Tuesday, March 31, 2015

Response 8: Nausicaa of the Valley of the Wind



I can’t remember how old I was the first time I watched Nausicaa. I do remember it, but I can’t remember when it was. I think I couldn’t have been more than six or seven years old. I absolutely loved the film, though I don’t think I understood it. Watching it again, for the first time in years, I can see a lot more of the politics that went into it. It’s very environmentalist and anti-war.

This can be problematic for childrens’ media. For one thing, impressing our own opinions and political associations on young children is not the best way to raise them, and could bias them in unfortunate ways when they are older. For another thing, movies for kids that deal with real social, economic, or environmental problems still need happy endings or kids won’t like them. Often, as in Fern Gulley, the solution to the problem is not difficult and does not require any sort of sacrifice on the part of the characters or the audience. If the main conflict of the story is exclusively some social or environmental problem, then often a film for children will wrap up the problem completely even when the problem is still there in reality.

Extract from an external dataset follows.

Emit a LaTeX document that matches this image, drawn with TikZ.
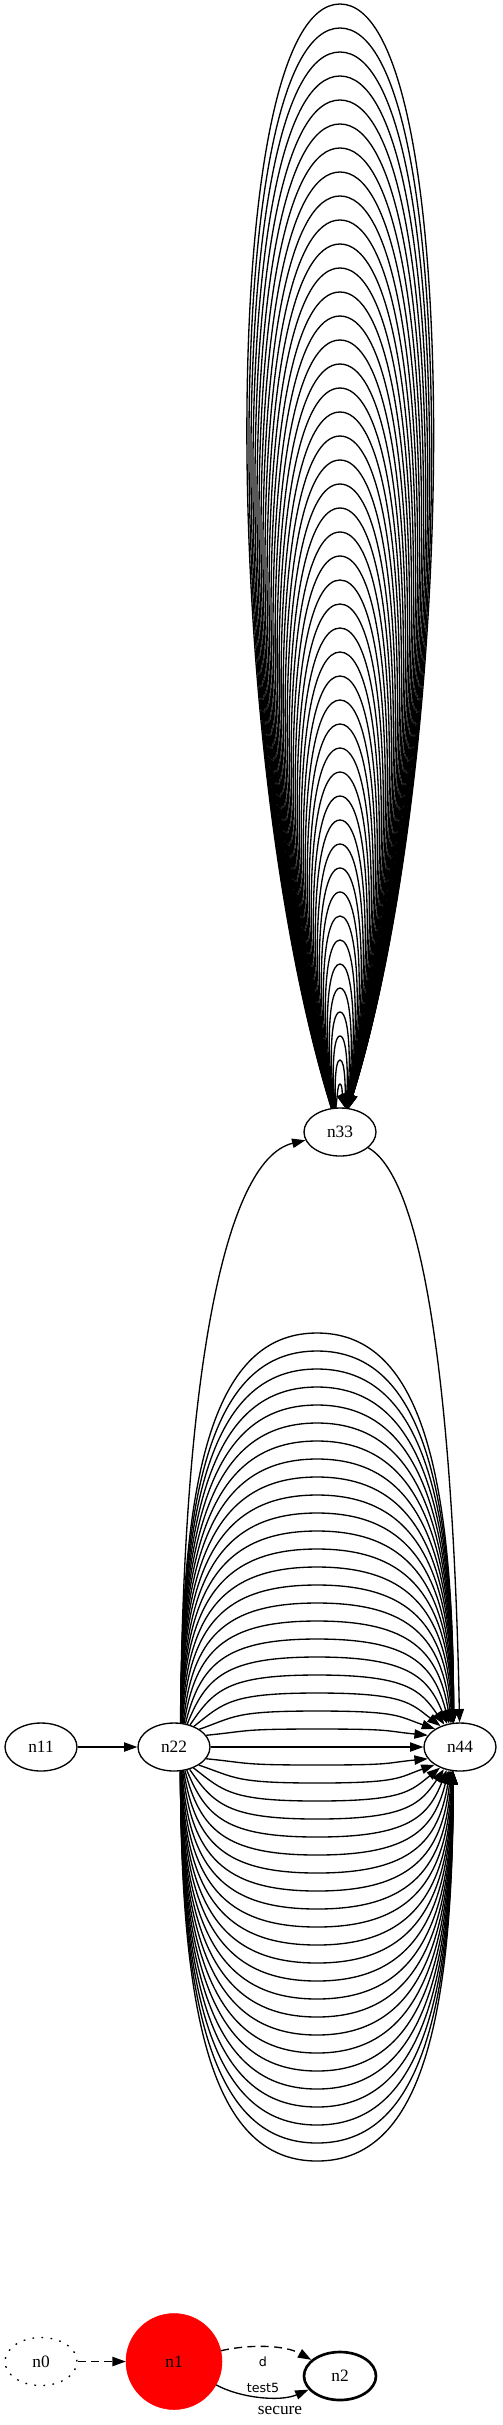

I think Nausicaa does a better job than most environmentalist films for children. While the politics are definitely there, the problems are a little more complicated than usual. In real life, these sorts of problems are much more complex and difficult to solve than in films, even Nausicaa, but the fact that the environmental situation is so complicated in the film helps to counter the strong bias that the writers of the film obviously felt toward the issue. The environment in Nausicaa, is literally trying to kill off the human race, or at least it seems to be. What it’s really doing is cleansing the earth, but in that process, it is also making people sick. The line between the right decisions and the wrong ones is a lot thinner in this movie than most environmentalist films.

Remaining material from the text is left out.